The work performed by candidates for the medal was ascertained by certification. Certification authorities were as follows:

- The local heads of the various government administrations and of the heads of the various military corps for persons belonging to such administrations or corps;
- The Central Committee of the Italian Red Cross Association for people who had been part of the teams or committees employed by the association itself;
- The mayor, with the approval of the prefect (prefetto) of the province, for people who were members of rescue teams or committees or who provided relief work in isolation.

These certifications originally had to be presented to the competent offices by 30 October 1915, although Lieutenant Decree Number 1649 issued on 30 October extended this deadline to 31 December 1915.

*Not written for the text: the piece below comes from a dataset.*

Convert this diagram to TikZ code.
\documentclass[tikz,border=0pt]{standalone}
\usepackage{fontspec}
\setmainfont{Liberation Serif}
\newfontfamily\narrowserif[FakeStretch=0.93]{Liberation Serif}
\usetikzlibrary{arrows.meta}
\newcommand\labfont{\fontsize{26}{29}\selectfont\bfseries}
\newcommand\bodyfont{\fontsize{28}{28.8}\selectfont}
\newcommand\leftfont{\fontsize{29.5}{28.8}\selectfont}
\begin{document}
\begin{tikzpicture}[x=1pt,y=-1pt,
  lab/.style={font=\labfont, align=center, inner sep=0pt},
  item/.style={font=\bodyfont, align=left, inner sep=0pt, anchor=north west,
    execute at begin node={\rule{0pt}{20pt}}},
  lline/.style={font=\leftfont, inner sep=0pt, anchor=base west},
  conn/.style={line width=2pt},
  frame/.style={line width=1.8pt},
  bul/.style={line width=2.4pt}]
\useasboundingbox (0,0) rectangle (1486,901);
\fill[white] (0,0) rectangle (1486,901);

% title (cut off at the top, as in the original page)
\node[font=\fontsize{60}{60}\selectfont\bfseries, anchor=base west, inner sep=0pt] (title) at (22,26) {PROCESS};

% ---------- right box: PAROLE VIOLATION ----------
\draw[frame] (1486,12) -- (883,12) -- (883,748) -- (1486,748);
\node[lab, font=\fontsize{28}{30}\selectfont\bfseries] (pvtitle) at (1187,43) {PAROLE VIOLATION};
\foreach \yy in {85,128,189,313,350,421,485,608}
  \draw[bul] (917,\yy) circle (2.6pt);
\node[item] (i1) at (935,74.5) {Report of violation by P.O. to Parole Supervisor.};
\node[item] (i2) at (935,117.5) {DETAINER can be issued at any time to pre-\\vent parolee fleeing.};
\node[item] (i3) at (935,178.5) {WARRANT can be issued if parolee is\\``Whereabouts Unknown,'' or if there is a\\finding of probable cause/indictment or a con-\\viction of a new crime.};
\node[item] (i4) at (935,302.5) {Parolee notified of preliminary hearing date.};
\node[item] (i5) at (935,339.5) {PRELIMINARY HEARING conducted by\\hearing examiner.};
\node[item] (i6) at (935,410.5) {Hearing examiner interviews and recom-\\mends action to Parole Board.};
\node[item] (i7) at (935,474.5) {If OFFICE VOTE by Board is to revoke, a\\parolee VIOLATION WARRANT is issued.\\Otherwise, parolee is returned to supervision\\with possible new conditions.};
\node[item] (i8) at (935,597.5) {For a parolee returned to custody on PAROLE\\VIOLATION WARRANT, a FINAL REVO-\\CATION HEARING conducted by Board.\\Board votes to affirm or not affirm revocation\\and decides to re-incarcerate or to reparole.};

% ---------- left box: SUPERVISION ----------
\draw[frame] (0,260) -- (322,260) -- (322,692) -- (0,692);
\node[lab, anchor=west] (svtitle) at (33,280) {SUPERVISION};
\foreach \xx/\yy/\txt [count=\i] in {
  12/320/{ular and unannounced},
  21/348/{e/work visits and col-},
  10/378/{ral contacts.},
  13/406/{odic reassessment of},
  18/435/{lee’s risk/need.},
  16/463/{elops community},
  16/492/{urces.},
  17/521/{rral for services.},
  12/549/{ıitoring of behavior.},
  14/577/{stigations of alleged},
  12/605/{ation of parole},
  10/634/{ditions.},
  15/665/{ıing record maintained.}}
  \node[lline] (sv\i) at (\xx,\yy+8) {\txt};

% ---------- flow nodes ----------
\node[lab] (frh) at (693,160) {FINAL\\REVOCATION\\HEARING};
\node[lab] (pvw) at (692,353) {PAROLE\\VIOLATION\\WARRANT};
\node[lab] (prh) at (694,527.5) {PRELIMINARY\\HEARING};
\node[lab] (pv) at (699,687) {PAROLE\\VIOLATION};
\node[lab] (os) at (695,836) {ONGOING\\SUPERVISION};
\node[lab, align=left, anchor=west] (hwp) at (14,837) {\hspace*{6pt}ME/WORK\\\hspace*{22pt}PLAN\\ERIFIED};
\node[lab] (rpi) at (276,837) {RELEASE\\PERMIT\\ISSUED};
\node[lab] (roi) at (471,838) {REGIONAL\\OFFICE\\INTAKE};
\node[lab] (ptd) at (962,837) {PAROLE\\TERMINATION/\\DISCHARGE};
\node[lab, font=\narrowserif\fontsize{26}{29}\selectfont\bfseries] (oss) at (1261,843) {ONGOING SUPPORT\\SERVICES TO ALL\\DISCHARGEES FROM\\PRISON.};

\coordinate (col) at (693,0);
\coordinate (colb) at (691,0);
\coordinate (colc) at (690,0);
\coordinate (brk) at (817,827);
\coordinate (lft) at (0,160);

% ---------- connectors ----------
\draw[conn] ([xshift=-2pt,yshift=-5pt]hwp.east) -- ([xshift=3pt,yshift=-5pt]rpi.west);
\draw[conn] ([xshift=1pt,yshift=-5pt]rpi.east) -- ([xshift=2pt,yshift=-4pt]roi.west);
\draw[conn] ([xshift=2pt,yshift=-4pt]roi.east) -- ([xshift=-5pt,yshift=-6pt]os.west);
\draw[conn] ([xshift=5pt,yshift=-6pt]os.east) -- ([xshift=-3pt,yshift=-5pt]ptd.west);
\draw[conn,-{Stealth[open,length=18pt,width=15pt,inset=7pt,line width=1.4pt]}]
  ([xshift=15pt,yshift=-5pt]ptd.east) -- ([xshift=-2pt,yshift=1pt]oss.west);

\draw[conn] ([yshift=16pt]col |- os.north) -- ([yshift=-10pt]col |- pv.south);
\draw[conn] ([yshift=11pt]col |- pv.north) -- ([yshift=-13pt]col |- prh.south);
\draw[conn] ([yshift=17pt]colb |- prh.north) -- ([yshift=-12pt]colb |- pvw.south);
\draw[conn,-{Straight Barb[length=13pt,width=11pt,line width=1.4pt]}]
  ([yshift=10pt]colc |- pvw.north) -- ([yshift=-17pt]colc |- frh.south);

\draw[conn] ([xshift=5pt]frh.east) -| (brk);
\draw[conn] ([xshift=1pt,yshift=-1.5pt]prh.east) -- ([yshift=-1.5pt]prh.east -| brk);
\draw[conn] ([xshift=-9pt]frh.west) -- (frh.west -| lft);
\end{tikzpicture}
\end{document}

King Victor Emmanuel III awarded the medal or certificate of honorable mention with the relevant diploma upon proposal of the Minister of the Interior, following the opinion of a commission composed of:

- a commission president, who was a state councilor designated by the Minister of the Interior;
- the general director of the Civil Administration;
- the director general of public health;
- the director general of public security;
- the general director of special services at the Ministry of Public Works;
- a general officer designated by the Minister of War;
- the commander of the Rome police force;
- an official from the Ministry of the Interior responsible for the secretarial office of the commission.

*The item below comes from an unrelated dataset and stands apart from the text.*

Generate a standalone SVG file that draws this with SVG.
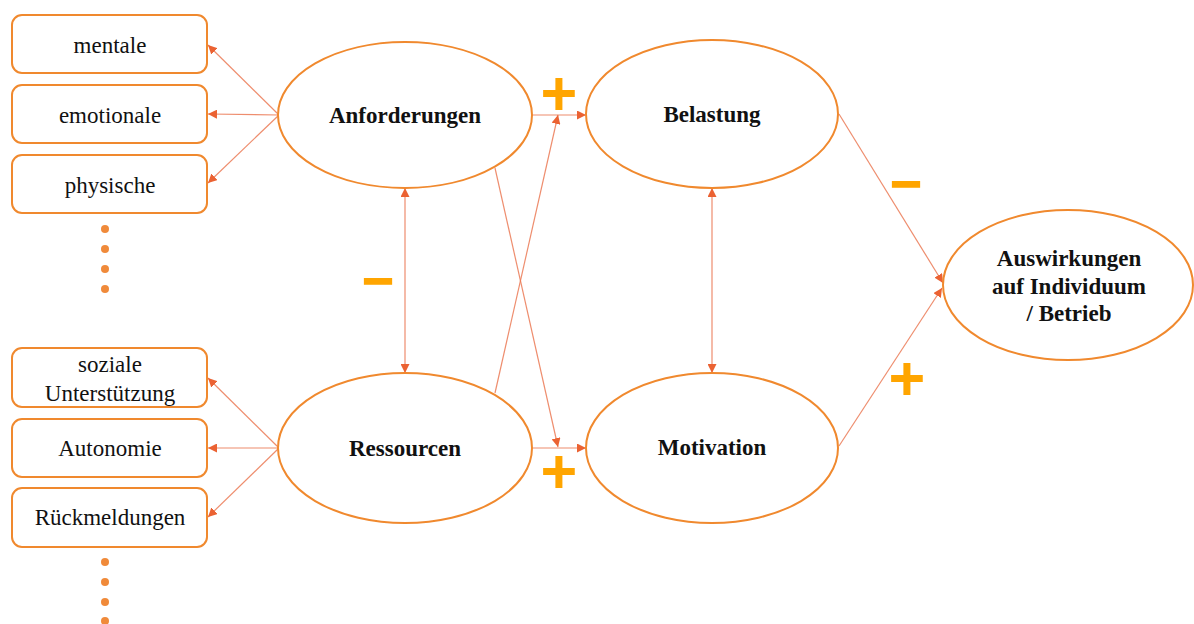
<svg xmlns="http://www.w3.org/2000/svg" width="1194" height="624" viewBox="0 0 1194 624">
<style>
.box{fill:#fff;stroke:#F0892E;stroke-width:2}
.ell{fill:#fff;stroke:#F0892E;stroke-width:2}
.t{font-family:"Liberation Serif","Times New Roman",serif;font-size:23px;fill:#111;text-anchor:middle}
.b{font-family:"Liberation Serif","Times New Roman",serif;font-size:23px;font-weight:bold;fill:#111;text-anchor:middle}
.c{fill:none;stroke:#EC7A55;stroke-width:1.2;opacity:0.85}
.ar{marker-end:url(#ah)}
.dbl{marker-end:url(#ah);marker-start:url(#ahs)}
.sign{font-family:"Liberation Sans",Arial,sans-serif;font-weight:bold;fill:#FFA500;text-anchor:middle}
.dot{fill:#F08A3A}
</style>
<defs>
<marker id="ah" viewBox="0 0 10 10" refX="10" refY="5" markerWidth="9" markerHeight="9" markerUnits="userSpaceOnUse" orient="auto">
<path d="M0,0 L10,5 L0,10 z" fill="#E8470F"/>
</marker>
<marker id="ahs" viewBox="0 0 10 10" refX="10" refY="5" markerWidth="9" markerHeight="9" markerUnits="userSpaceOnUse" orient="auto-start-reverse">
<path d="M0,0 L10,5 L0,10 z" fill="#E8470F"/>
</marker>
</defs>

<g id="connectors">
<line class="c ar" x1="279" y1="115" x2="208" y2="45"/>
<line class="c ar" x1="279" y1="115" x2="208" y2="114"/>
<line class="c ar" x1="279" y1="115" x2="208" y2="183"/>
<line class="c ar" x1="279" y1="448" x2="208" y2="378"/>
<line class="c ar" x1="279" y1="448" x2="208" y2="448"/>
<line class="c ar" x1="279" y1="448" x2="208" y2="517"/>
<line class="c ar" x1="532" y1="115" x2="586" y2="115"/>
<line class="c ar" x1="532" y1="448" x2="586" y2="448"/>
<line class="c ar" x1="495" y1="168" x2="558" y2="447"/>
<line class="c ar" x1="495" y1="393" x2="558" y2="115"/>
<line class="c dbl" x1="405" y1="373" x2="405" y2="188"/>
<line class="c dbl" x1="712" y1="373" x2="712" y2="188"/>
<line class="c ar" x1="839" y1="114" x2="943" y2="283"/>
<line class="c ar" x1="839" y1="446" x2="942" y2="288"/>
</g>

<g id="node-mentale"><rect class="box" x="12" y="15" width="195" height="58" rx="10"/><text class="t" x="110" y="53">mentale</text></g>
<g id="node-emotionale"><rect class="box" x="12" y="85" width="195" height="58" rx="10"/><text class="t" x="110" y="123">emotionale</text></g>
<g id="node-physische"><rect class="box" x="12" y="155" width="195" height="58" rx="10"/><text class="t" x="110" y="193">physische</text></g>
<g id="dots-top"><circle class="dot" cx="105" cy="229" r="4"/><circle class="dot" cx="105" cy="249" r="4"/><circle class="dot" cx="105" cy="269" r="4"/><circle class="dot" cx="105" cy="289" r="4"/></g>

<g id="node-soziale"><rect class="box" x="12" y="348" width="195" height="59" rx="10"/><text class="t" x="110" y="372">soziale</text><text class="t" x="110" y="401">Unterstützung</text></g>
<g id="node-autonomie"><rect class="box" x="12" y="419" width="195" height="58" rx="10"/><text class="t" x="110" y="456">Autonomie</text></g>
<g id="node-rueckmeldungen"><rect class="box" x="12" y="488" width="195" height="59" rx="10"/><text class="t" x="110" y="525">Rückmeldungen</text></g>
<g id="dots-bottom"><circle class="dot" cx="105" cy="562" r="4"/><circle class="dot" cx="105" cy="582" r="4"/><circle class="dot" cx="105" cy="602" r="4"/><circle class="dot" cx="105" cy="621" r="4"/></g>

<g id="node-anforderungen"><ellipse class="ell" cx="405" cy="115" rx="127" ry="73"/><text class="b" x="405" y="123">Anforderungen</text></g>
<g id="node-ressourcen"><ellipse class="ell" cx="405" cy="448" rx="127" ry="75"/><text class="b" x="405" y="456">Ressourcen</text></g>
<g id="node-belastung"><ellipse class="ell" cx="712" cy="114" rx="126" ry="74"/><text class="b" x="712" y="122">Belastung</text></g>
<g id="node-motivation"><ellipse class="ell" cx="712" cy="448" rx="126" ry="75"/><text class="b" x="712" y="455">Motivation</text></g>
<g id="node-auswirkungen"><ellipse class="ell" cx="1068" cy="285" rx="125" ry="75"/><text class="b" x="1069" y="266">Auswirkungen</text><text class="b" x="1069" y="294">auf Individuum</text><text class="b" x="1069" y="321">/ Betrieb</text></g>

<g id="signs">
<text class="sign" x="559" y="115" font-size="63">+</text>
<text class="sign" x="559" y="493" font-size="63">+</text>
<text class="sign" x="907" y="400" font-size="63">+</text>
<text class="sign" x="378" y="296" font-size="54" stroke="#FFA500" stroke-width="1.5">–</text>
<text class="sign" x="906" y="199" font-size="54" stroke="#FFA500" stroke-width="1.5">–</text>
</g>
</svg>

The Lieutenant General of the King could also award the medal upon a simple proposal from the Minister of the Interior in the case provided for by Royal Decree no. 2706 of 1884, i.e., when the generous act was sufficiently ascertained due to the circumstances of time and place in which it was carried out and the quality of the people who witnessed it.

==Appearance==
===Medal===
The medal is gold, silver, or bronze depending on the degree of merit, and has a diameter of 35 mm. The obverse bears an effigy of King Victor Emmanuel III encircled by the inscription "VITTORIO EMANUELE III" ("VICTOR EMMANUEL III"). The signature of the engraver, "Motti", appears under the king's neck. The reverse bears the inscription "TERREMOTO 13 GENNAIO 1915" ("EARTHQUAKE 13 JANUARY 1915") surrounded by two oak branches tied at the bottom with a ribbon. A crowned "Z", the mark of the Royal Mint, is inscribed at the bottom of the reverse.

Other versions of the medal exist that differ in the engraver, bust, and inscriptions, Some of them were produced by private companies such as Stefano Johnson, based in Baranzate.

===Ribbon===
The medal was worn hanging on the left side of the chest with a silk ribbon with an overall width of 36 mm, scarlet red in color with black edges of 6 mm each.